CUDA implementation of openGJK and the EPA algorithm for high-performance collision detection on NVIDIA GPUs.
Contributors: Marcus Hedlund, Vismay Churiwala, Cindy Wei
gjk.gpu.demo.mp4
Real time 1000 Polytopes Collision Simulation, check out the 20,000 polytopes demo here
OpenGJK-GPU provides efficient GPU-accelerated implementations of the GJK (Gilbert-Johnson-Keerthi) and EPA (Expanding Polytope Algorithm) algorithms for collision detection between convex polytopes.
GJK is a fast iterative algorithm for computing the minimum distance between two convex polytopes in 3D space. It works by iteratively building a simplex within the Minkowski difference of the two polytopes, converging toward the closest point to the origin.

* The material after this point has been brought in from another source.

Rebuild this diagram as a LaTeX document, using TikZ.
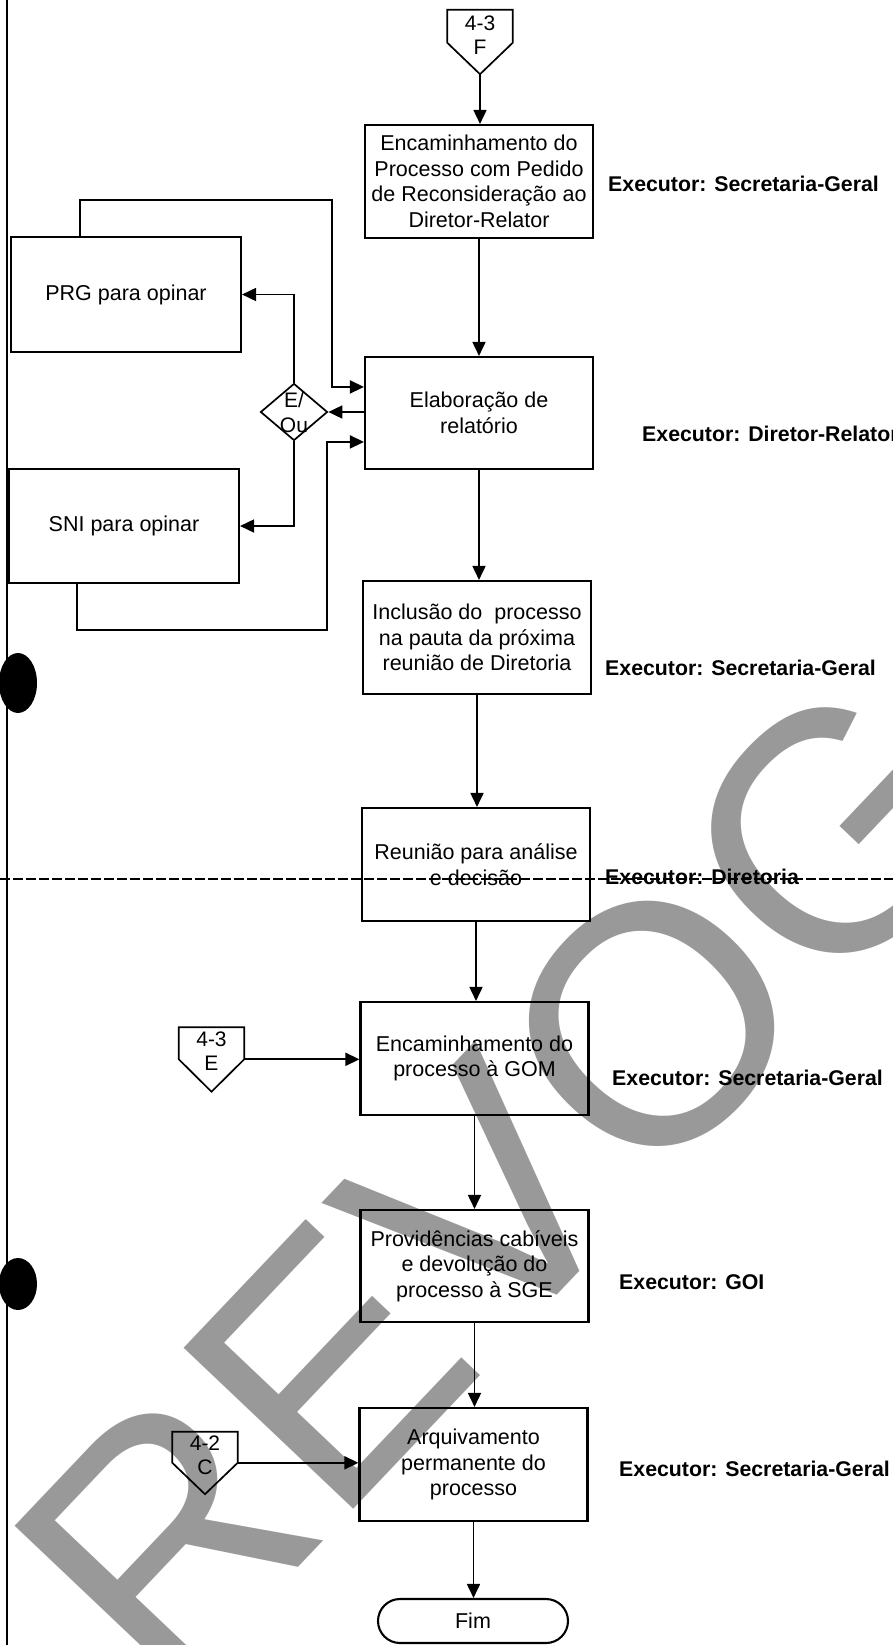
\documentclass[tikz,border=0pt]{standalone}
\usepackage{fontspec}
\setmainfont{Liberation Sans}
\usetikzlibrary{arrows.meta,shapes.geometric,calc}
\definecolor{wm}{RGB}{153,153,153}
\begin{document}
\begin{tikzpicture}[x=1pt,y=-1pt,
  txt/.style={font=\fontsize{21.5}{25.5}\selectfont},
  box/.style={txt, draw, line width=2.1pt, minimum width=228pt, minimum height=113pt, align=center, inner sep=2pt},
  side/.style={box, minimum width=230pt, minimum height=115pt},
  arr/.style={line width=1.7pt, -{Triangle[length=14pt,width=13pt]}},
  ln/.style={line width=1.7pt},
  exe/.style={anchor=west, inner sep=0pt, font=\fontsize{21.3}{25}\selectfont\bfseries},
  offp/.style={draw=none, minimum width=65pt, minimum height=64pt, inner sep=0pt},
  offt/.style={txt, align=center, inner sep=0pt, font=\fontsize{21}{24}\selectfont}
]
\useasboundingbox (0,0) rectangle (893,1645);
\clip (0,0) rectangle (893,1645);

% watermark
\node[text=wm, rotate=46.5, anchor=base west, inner sep=0pt, font=\fontsize{340}{340}\selectfont] (wmark) at (165,1708) {REVOGADO};

% scan marks
\fill (18,683) ellipse [x radius=19pt, y radius=30pt];
\fill (18,1284) ellipse [x radius=19pt, y radius=26pt];
\draw[line width=2pt] (7,0) -- (7,1645);
\draw[line width=1.2pt, dash pattern=on 10pt off 3pt] (0,879) -- (893,879);

% off-page connectors
\node[offp] (cF) at (480,42) {};
\draw[ln] (cF.north west) -- (cF.north east) -- ($(cF.north east)+(0,33)$) -- (cF.south) -- ($(cF.north west)+(0,33)$) -- cycle;
\node[offt] (cFt) at ($(cF.north)+(0,25)$) {4-3\\F};

\node[offp] (cE) at (211.5,1059.5) {};
\draw[ln] (cE.north west) -- (cE.north east) -- ($(cE.north east)+(0,32)$) -- (cE.south) -- ($(cE.north west)+(0,32)$) -- cycle;
\node[offt] (cEt) at ($(cE.north)+(0,24)$) {4-3\\E};

\node[offp, minimum height=62pt] (cC) at (205,1463) {};
\draw[ln] (cC.north west) -- (cC.north east) -- ($(cC.north east)+(0,31)$) -- (cC.south) -- ($(cC.north west)+(0,31)$) -- cycle;
\node[offt] (cCt) at ($(cC.north)+(0,23)$) {4-2\\C};

% process boxes
\node[box] (b1) at (479,181.5) {Encaminhamento do\\Processo com Pedido\\de Reconsideração ao\\Diretor-Relator};
\node[box, minimum height=112pt] (b2) at (479,413) {Elaboração de\\relatório};
\node[box] (b3) at (477,637.5) {Inclusão do~ processo\\na pauta da próxima\\reunião de Diretoria};
\node[box] (b4) at (476,864.5) {Reunião para análise\\e decisão};
\node[box] (b5) at (474.5,1058.5) {Encaminhamento do\\processo à GOM};
\node[box, minimum height=112pt] (b6) at (474.5,1266) {Providências cabíveis\\e devolução do\\processo à SGE};
\node[box] (b7) at (473.5,1464.5) {Arquivamento\\permanente do\\processo};
\node[txt, draw, line width=2.1pt, rounded corners=22pt, minimum width=190pt, minimum height=44pt] (fim) at (473,1621) {Fim};

\node[side] (prg) at (126,294.5) {PRG para opinar};
\node[side, minimum height=114pt] (sni) at (124,526) {SNI para opinar};
\node[draw, shape=diamond, line width=1.7pt, minimum width=67pt, minimum height=57pt, inner sep=0pt] (dia) at (294,412) {};
\node[txt, align=center, inner sep=0pt, font=\fontsize{21}{25}\selectfont] (diat) at (294,412.5) {E/\\Ou};

% main flow
\draw[arr] (cF.south) -- (cF.south |- b1.north);
\draw[arr] (b1.south) -- (b1.south |- b2.north);
\draw[arr] (b2.south) -- (b2.south |- b3.north);
\draw[arr] (b3.south) -- (b3.south |- b4.north);
\draw[arr] (b4.south) -- (b4.south |- b5.north);
\draw[arr] (b5.south) -- (b5.south |- b6.north);
\draw[arr] (b6.south) -- (b6.south |- b7.north);
\draw[arr] (b7.south) -- (b7.south |- fim.north);

% branches
\draw[arr] (b2.west |- dia.east) -- (dia.east);
\draw[arr] (dia.north) |- (prg.east);
\draw[arr] (dia.south) |- (sni.east);

\coordinate (p1) at ($(prg.north west)+(70,0)$);
\coordinate (lpT) at (332,200);
\coordinate (inT) at ($(b2.north west)+(0,31)$);
\draw[arr] (p1) |- (lpT) |- (inT);

\coordinate (p2) at ($(sni.south west)+(69,0)$);
\coordinate (lpB) at (327,630);
\coordinate (inB) at ($(b2.north west)+(0,86)$);
\draw[arr] (p2) |- (lpB) |- (inB);

\coordinate (cEr) at ($(cE.north east)+(0,32)$);
\draw[arr] (cEr) -- (cEr -| b5.west);
\coordinate (cCr) at ($(cC.north east)+(0,31)$);
\draw[arr] (cCr) -- (cCr -| b7.west);

% executors
\node[exe] (ex1) at (608,184) {Executor: Secretaria-Geral};
\node[exe] (ex2) at (642,434) {Executor: Diretor-Relator};
\node[exe] (ex3) at (605,668) {Executor: Secretaria-Geral};
\node[exe] (ex4) at (605,877) {Executor: Diretoria};
\node[exe] (ex5) at (612,1078) {Executor: Secretaria-Geral};
\node[exe] (ex6) at (619,1282) {Executor: GOI};
\node[exe] (ex7) at (619,1469) {Executor: Secretaria-Geral};
\end{tikzpicture}
\end{document}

EPA is a complementary algorithm that computes penetration depth and witness points when two polytopes are overlapping. While GJK can detect collisions, EPA determines how deeply objects penetrate each other and where the contact points are—critical for collision response in physics engines.
Our GPU implementations leverage two levels of parallelism: processing multiple collision pairs simultaneously and parallelizing computation within each collision across a warp. This approach achieves speedups of up to 37x over CPU implementations when handling many polytope pairs.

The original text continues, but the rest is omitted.